Object Inspection and Auto-Recovery
RustFS Architecture and Self-Healing Design
Single Server Multi-Disk Architecture
RustFS adopts a single-server multi-disk design, organizing multiple disks into a logical storage pool to provide object storage services. Each object is split into multiple data shards and redundant shards when written, and distributed across different disks to improve reliability and performance.
Self-Healing Design Principles
- Data Integrity Verification: Combines checksum mechanisms to ensure object shard data consistency during reads, for example, ZFS validates each data block's checksum during reads and repairs when validation fails.
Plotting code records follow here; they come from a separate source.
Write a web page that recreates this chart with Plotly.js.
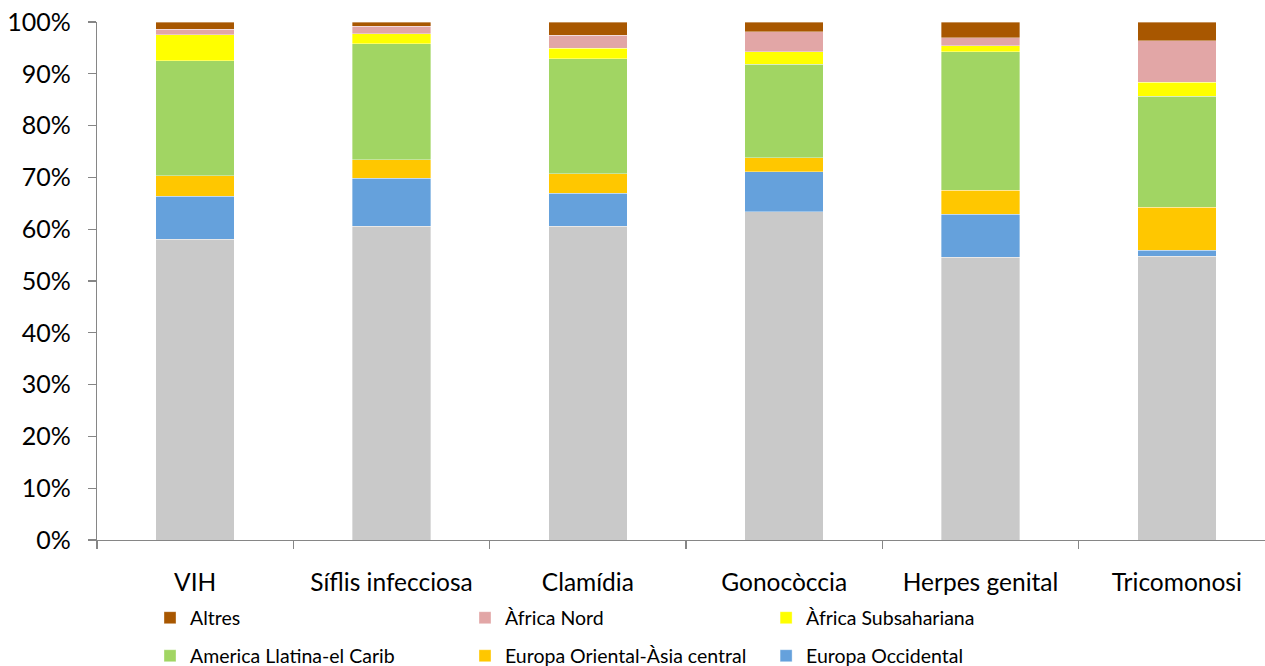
<!DOCTYPE html>
<html>
<head>
<meta charset="utf-8">
<script src="https://cdn.plot.ly/plotly-3.0.1.min.js"></script>
<style>
html,body{margin:0;padding:0;overflow:hidden;background:#fff;}
#chart{width:1290px;height:666px;}
</style>
</head>
<body>
<div id="chart"></div>
<script>
var categories = ["VIH", "Síflis infecciosa", "Clamídia", "Gonocòccia", "Herpes genital", "Tricomonosi"];

var espanya        = [58.1, 60.6, 60.6, 63.4, 54.6, 54.8];
var europaOcc      = [8.3, 9.2, 6.3, 7.7, 8.3, 1.1];
var europaOriental = [3.9, 3.6, 3.8, 2.7, 4.6, 8.3];
var americaLlatina = [22.2, 22.4, 22.2, 18.0, 26.8, 21.5];
var africaSub      = [5.0, 1.9, 2.0, 2.5, 1.1, 2.7];
var africaNord     = [1.1, 1.5, 2.5, 3.8, 1.6, 8.0];
var altres         = [1.4, 0.8, 2.6, 1.9, 3.0, 3.6];

var seriesNames = ["", "Europa Occidental", "Europa Oriental-Àsia central", "America Llatina-el Carib", "Àfrica Subsahariana", "Àfrica Nord", "Altres"];
var seriesData = [espanya, europaOcc, europaOriental, americaLlatina, africaSub, africaNord, altres];
var seriesColors = ["#C9C9C9", "#65A1DC", "#FFC700", "#A1D563", "#FFFF00", "#E2A6A6", "#A85700"];
var legendIds = [null, "legend6", "legend5", "legend4", "legend3", "legend2", "legend"];

var traces = seriesData.map(function (vals, i) {
  var t = {
    type: "bar",
    x: categories,
    y: vals,
    name: seriesNames[i],
    marker: {color: seriesColors[i], line: {width: 0.6, color: "rgba(255,255,255,0.6)"}},
    hoverinfo: "x+y+name"
  };
  if (legendIds[i] === null) { t.showlegend = false; } else { t.legend = legendIds[i]; }
  return t;
});

var legFont = {family: "Lato, sans-serif", size: 19.5, color: "#000"};
function leg(x, y) {
  return {x: x, y: y, xanchor: "left", yanchor: "middle", xref: "paper", yref: "paper",
          font: legFont, bgcolor: "rgba(0,0,0,0)", orientation: "v"};
}

var layout = {
  width: 1290,
  height: 666,
  margin: {l: 97, r: 15, t: 22, b: 126, autoexpand: false},
  paper_bgcolor: "#fff",
  plot_bgcolor: "#fff",
  barmode: "stack",
  bargap: 0.6,
  font: {family: "Lato, sans-serif", size: 24, color: "#000"},
  xaxis: {
    type: "category",
    showline: true, linecolor: "#868686", linewidth: 1.3,
    ticks: "outside", tickson: "boundaries", ticklen: 8, tickcolor: "#868686", tickwidth: 1.3,
    ticklabelstandoff: 20,
    tickfont: {size: 24.5, color: "#000"},
    showgrid: false, zeroline: false
  },
  yaxis: {
    range: [0, 100], dtick: 10, ticksuffix: "%",
    showline: true, linecolor: "#868686", linewidth: 1.3,
    ticks: "outside", ticklen: 8, tickcolor: "#868686", tickwidth: 1.3,
    ticklabelstandoff: 12,
    tickfont: {size: 25, color: "#000"},
    showgrid: false, zeroline: false
  },
  legend:  leg(0.045, -0.1506),
  legend2: leg(0.3124, -0.1506),
  legend3: leg(0.568, -0.1506),
  legend4: leg(0.045, -0.224),
  legend5: leg(0.3124, -0.224),
  legend6: leg(0.568, -0.224)
};

Plotly.newPlot("chart", traces, layout, {displayModeBar: false, staticPlot: true});
</script>
</body>
</html>
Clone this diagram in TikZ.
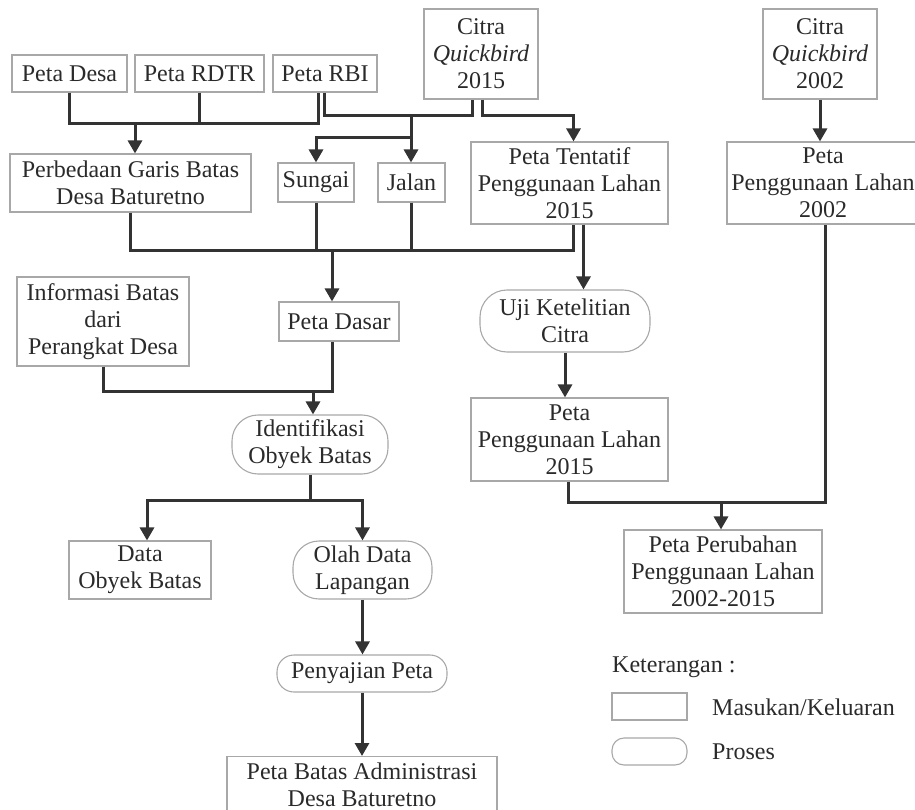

- Shard Redundancy and Erasure Coding: Generates redundant shards through erasure coding. When some data shards are lost or corrupted, original objects can be reconstructed using redundant shards.
- Multi-Level Self-Healing Triggers: Includes online self-healing during reads, background scanning self-healing, and manual trigger self-healing to balance performance and data reliability.
Object Self-Healing Principles
Verification and Erasure Coding
During object write phase, RustFS splits objects into k data shards and m redundant shards, distributed across n=k+m block devices according to specified erasure parameters. During reads, if shard corruption or loss is detected, reconstruction can be performed from other intact shards.
Data Verification and Repair (Scrub & Repair)
RustFS periodically performs lightweight verification (light scrub) and deep verification (deep scrub) on storage pools:
- Lightweight Verification: Compares object metadata and shard sizes, marking corruption when discovered.
- Deep Verification: Reads shard data bit by bit and verifies checksums, detecting and repairing hidden bad blocks or bit rot issues.
When data scanning discovers inconsistencies, RustFS automatically calls the Repair process, reconstructing corrupted shards using redundant shards, and writes repaired shards back to original disks or backup disks, ensuring data integrity for next access.
Self-Healing Process
Online Self-Healing During Reads
Each time a client executes a GET
or HEAD
request, RustFS first checks all data shards of the corresponding object:
- If all data shards are intact, data is returned directly.
- If shards are lost or corrupted, the system calculates missing shards based on redundant shards, repairs them, then returns the complete object to the client. This mechanism is consistent with MinIO's read-time self-healing process, enabling transparent data repair without affecting client requests.
Background Scanning Self-Healing
RustFS has a built-in object scanner that traverses 1/1024 of objects in the storage pool using hash methods for integrity checks:
- Object scanner runs lightweight verification periodically (configurable frequency);
- If corruption is discovered, self-healing reconstruction process is immediately triggered. By default, deep bit rot checking is not performed to reduce resource overhead, but deep verification can be enabled as needed.
Manual Trigger Self-Healing
Administrators can execute full self-healing through command-line tools:
rc admin heal start --all
This operation scans the entire storage pool and performs complete verification and repair on all objects, consuming significant resources, so it should be used cautiously during low-peak periods.
Usage Examples
# View current self-healing status
rc admin heal status
# Start self-healing for specified bucket
rc admin heal start --bucket photos
# Stop ongoing self-healing tasks
rc admin heal stop
Summary
RustFS's object self-healing combines mature designs from systems like MinIO, Ceph, and ZFS. Through multi-level triggered verification and repair processes, it can effectively handle shard corruption, disk failures, and bit rot issues in both single-machine multi-disk and multi-machine multi-disk environments, ensuring high reliability and high availability of object storage.